> _What is asked_
Restate the entire listing word for word.

***

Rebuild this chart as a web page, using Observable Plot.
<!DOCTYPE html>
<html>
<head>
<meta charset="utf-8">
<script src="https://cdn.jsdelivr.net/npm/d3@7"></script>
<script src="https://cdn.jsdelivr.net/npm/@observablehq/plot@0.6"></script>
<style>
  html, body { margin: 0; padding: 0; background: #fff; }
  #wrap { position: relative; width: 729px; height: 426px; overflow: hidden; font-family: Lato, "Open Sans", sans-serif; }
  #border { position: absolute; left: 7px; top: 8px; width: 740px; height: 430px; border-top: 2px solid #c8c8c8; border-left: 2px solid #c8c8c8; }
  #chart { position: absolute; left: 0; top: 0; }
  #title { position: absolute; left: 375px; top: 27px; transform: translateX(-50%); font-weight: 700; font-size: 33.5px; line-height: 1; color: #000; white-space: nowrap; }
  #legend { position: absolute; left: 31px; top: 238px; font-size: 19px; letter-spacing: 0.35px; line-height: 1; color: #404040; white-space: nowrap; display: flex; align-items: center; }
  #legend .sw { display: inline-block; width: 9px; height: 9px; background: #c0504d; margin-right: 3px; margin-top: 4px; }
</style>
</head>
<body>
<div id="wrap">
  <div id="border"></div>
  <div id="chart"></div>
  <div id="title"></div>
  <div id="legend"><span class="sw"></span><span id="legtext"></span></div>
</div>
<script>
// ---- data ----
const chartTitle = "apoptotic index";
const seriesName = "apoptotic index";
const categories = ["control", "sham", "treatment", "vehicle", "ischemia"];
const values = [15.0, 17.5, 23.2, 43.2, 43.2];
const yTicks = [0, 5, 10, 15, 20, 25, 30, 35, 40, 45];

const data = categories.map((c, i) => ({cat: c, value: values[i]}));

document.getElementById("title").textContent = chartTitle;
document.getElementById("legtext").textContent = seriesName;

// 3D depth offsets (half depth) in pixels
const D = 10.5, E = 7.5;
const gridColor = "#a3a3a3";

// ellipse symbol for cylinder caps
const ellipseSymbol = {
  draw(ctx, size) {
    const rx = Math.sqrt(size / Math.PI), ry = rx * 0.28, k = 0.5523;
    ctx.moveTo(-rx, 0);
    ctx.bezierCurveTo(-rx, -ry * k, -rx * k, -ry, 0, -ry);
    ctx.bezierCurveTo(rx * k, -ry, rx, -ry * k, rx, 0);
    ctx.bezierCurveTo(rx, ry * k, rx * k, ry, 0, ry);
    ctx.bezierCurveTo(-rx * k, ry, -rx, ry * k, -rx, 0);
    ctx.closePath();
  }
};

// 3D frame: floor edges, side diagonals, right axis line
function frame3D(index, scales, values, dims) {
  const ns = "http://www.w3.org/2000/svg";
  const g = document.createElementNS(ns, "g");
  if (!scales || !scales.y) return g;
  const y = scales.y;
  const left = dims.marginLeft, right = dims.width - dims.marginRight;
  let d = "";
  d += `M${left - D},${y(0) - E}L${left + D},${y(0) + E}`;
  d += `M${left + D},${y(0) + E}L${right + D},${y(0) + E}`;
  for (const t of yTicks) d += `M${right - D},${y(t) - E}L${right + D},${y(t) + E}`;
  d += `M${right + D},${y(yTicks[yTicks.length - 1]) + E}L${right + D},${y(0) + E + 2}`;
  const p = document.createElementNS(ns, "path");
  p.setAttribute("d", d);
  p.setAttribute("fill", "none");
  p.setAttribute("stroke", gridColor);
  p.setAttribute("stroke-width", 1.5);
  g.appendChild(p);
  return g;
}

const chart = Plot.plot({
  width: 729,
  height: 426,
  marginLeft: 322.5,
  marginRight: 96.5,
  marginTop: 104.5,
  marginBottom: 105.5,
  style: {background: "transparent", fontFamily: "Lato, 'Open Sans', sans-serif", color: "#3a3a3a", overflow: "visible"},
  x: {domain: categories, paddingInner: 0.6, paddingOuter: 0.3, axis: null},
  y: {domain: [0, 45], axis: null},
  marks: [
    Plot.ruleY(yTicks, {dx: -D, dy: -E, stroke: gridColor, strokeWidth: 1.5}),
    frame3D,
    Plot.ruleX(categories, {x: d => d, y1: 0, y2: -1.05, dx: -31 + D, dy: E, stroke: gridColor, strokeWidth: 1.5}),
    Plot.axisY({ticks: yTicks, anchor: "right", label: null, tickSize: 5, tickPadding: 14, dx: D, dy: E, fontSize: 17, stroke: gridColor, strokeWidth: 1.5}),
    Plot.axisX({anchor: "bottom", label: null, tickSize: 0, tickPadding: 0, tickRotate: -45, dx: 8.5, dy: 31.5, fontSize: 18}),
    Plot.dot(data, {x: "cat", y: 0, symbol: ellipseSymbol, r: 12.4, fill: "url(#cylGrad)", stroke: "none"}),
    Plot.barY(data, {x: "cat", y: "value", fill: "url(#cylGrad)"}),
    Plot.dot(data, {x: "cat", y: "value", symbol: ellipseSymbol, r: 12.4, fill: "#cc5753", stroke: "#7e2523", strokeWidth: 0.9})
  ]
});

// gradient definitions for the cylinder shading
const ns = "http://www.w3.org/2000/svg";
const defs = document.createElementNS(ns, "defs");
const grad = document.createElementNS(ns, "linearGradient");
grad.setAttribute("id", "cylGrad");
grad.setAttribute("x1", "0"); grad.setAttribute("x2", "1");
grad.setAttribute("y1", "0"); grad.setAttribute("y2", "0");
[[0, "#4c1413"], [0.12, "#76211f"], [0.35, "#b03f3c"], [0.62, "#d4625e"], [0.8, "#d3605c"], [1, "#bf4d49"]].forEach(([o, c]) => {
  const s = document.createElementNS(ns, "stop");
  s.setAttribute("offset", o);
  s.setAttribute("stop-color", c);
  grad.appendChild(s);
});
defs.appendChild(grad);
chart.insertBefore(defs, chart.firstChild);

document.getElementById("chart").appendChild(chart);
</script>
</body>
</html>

***

> _Finished task_
Rebuild this chart as a web page, using Observable Plot.
<!DOCTYPE html>
<html>
<head>
<meta charset="utf-8">
<script src="https://cdn.jsdelivr.net/npm/d3@7"></script>
<script src="https://cdn.jsdelivr.net/npm/@observablehq/plot@0.6"></script>
<style>
  html, body { margin: 0; padding: 0; background: #fff; }
  #wrap { position: relative; width: 729px; height: 426px; overflow: hidden; font-family: Lato, "Open Sans", sans-serif; }
  #border { position: absolute; left: 7px; top: 8px; width: 740px; height: 430px; border-top: 2px solid #c8c8c8; border-left: 2px solid #c8c8c8; }
  #chart { position: absolute; left: 0; top: 0; }
  #title { position: absolute; left: 375px; top: 27px; transform: translateX(-50%); font-weight: 700; font-size: 33.5px; line-height: 1; color: #000; white-space: nowrap; }
  #legend { position: absolute; left: 31px; top: 238px; font-size: 19px; letter-spacing: 0.35px; line-height: 1; color: #404040; white-space: nowrap; display: flex; align-items: center; }
  #legend .sw { display: inline-block; width: 9px; height: 9px; background: #c0504d; margin-right: 3px; margin-top: 4px; }
</style>
</head>
<body>
<div id="wrap">
  <div id="border"></div>
  <div id="chart"></div>
  <div id="title"></div>
  <div id="legend"><span class="sw"></span><span id="legtext"></span></div>
</div>
<script>
// ---- data ----
const chartTitle = "apoptotic index";
const seriesName = "apoptotic index";
const categories = ["control", "sham", "treatment", "vehicle", "ischemia"];
const values = [15.0, 17.5, 23.2, 43.2, 43.2];
const yTicks = [0, 5, 10, 15, 20, 25, 30, 35, 40, 45];

const data = categories.map((c, i) => ({cat: c, value: values[i]}));

document.getElementById("title").textContent = chartTitle;
document.getElementById("legtext").textContent = seriesName;

// 3D depth offsets (half depth) in pixels
const D = 10.5, E = 7.5;
const gridColor = "#a3a3a3";

// ellipse symbol for cylinder caps
const ellipseSymbol = {
  draw(ctx, size) {
    const rx = Math.sqrt(size / Math.PI), ry = rx * 0.28, k = 0.5523;
    ctx.moveTo(-rx, 0);
    ctx.bezierCurveTo(-rx, -ry * k, -rx * k, -ry, 0, -ry);
    ctx.bezierCurveTo(rx * k, -ry, rx, -ry * k, rx, 0);
    ctx.bezierCurveTo(rx, ry * k, rx * k, ry, 0, ry);
    ctx.bezierCurveTo(-rx * k, ry, -rx, ry * k, -rx, 0);
    ctx.closePath();
  }
};

// 3D frame: floor edges, side diagonals, right axis line
function frame3D(index, scales, values, dims) {
  const ns = "http://www.w3.org/2000/svg";
  const g = document.createElementNS(ns, "g");
  if (!scales || !scales.y) return g;
  const y = scales.y;
  const left = dims.marginLeft, right = dims.width - dims.marginRight;
  let d = "";
  d += `M${left - D},${y(0) - E}L${left + D},${y(0) + E}`;
  d += `M${left + D},${y(0) + E}L${right + D},${y(0) + E}`;
  for (const t of yTicks) d += `M${right - D},${y(t) - E}L${right + D},${y(t) + E}`;
  d += `M${right + D},${y(yTicks[yTicks.length - 1]) + E}L${right + D},${y(0) + E + 2}`;
  const p = document.createElementNS(ns, "path");
  p.setAttribute("d", d);
  p.setAttribute("fill", "none");
  p.setAttribute("stroke", gridColor);
  p.setAttribute("stroke-width", 1.5);
  g.appendChild(p);
  return g;
}

const chart = Plot.plot({
  width: 729,
  height: 426,
  marginLeft: 322.5,
  marginRight: 96.5,
  marginTop: 104.5,
  marginBottom: 105.5,
  style: {background: "transparent", fontFamily: "Lato, 'Open Sans', sans-serif", color: "#3a3a3a", overflow: "visible"},
  x: {domain: categories, paddingInner: 0.6, paddingOuter: 0.3, axis: null},
  y: {domain: [0, 45], axis: null},
  marks: [
    Plot.ruleY(yTicks, {dx: -D, dy: -E, stroke: gridColor, strokeWidth: 1.5}),
    frame3D,
    Plot.ruleX(categories, {x: d => d, y1: 0, y2: -1.05, dx: -31 + D, dy: E, stroke: gridColor, strokeWidth: 1.5}),
    Plot.axisY({ticks: yTicks, anchor: "right", label: null, tickSize: 5, tickPadding: 14, dx: D, dy: E, fontSize: 17, stroke: gridColor, strokeWidth: 1.5}),
    Plot.axisX({anchor: "bottom", label: null, tickSize: 0, tickPadding: 0, tickRotate: -45, dx: 8.5, dy: 31.5, fontSize: 18}),
    Plot.dot(data, {x: "cat", y: 0, symbol: ellipseSymbol, r: 12.4, fill: "url(#cylGrad)", stroke: "none"}),
    Plot.barY(data, {x: "cat", y: "value", fill: "url(#cylGrad)"}),
    Plot.dot(data, {x: "cat", y: "value", symbol: ellipseSymbol, r: 12.4, fill: "#cc5753", stroke: "#7e2523", strokeWidth: 0.9})
  ]
});

// gradient definitions for the cylinder shading
const ns = "http://www.w3.org/2000/svg";
const defs = document.createElementNS(ns, "defs");
const grad = document.createElementNS(ns, "linearGradient");
grad.setAttribute("id", "cylGrad");
grad.setAttribute("x1", "0"); grad.setAttribute("x2", "1");
grad.setAttribute("y1", "0"); grad.setAttribute("y2", "0");
[[0, "#4c1413"], [0.12, "#76211f"], [0.35, "#b03f3c"], [0.62, "#d4625e"], [0.8, "#d3605c"], [1, "#bf4d49"]].forEach(([o, c]) => {
  const s = document.createElementNS(ns, "stop");
  s.setAttribute("offset", o);
  s.setAttribute("stop-color", c);
  grad.appendChild(s);
});
defs.appendChild(grad);
chart.insertBefore(defs, chart.firstChild);

document.getElementById("chart").appendChild(chart);
</script>
</body>
</html>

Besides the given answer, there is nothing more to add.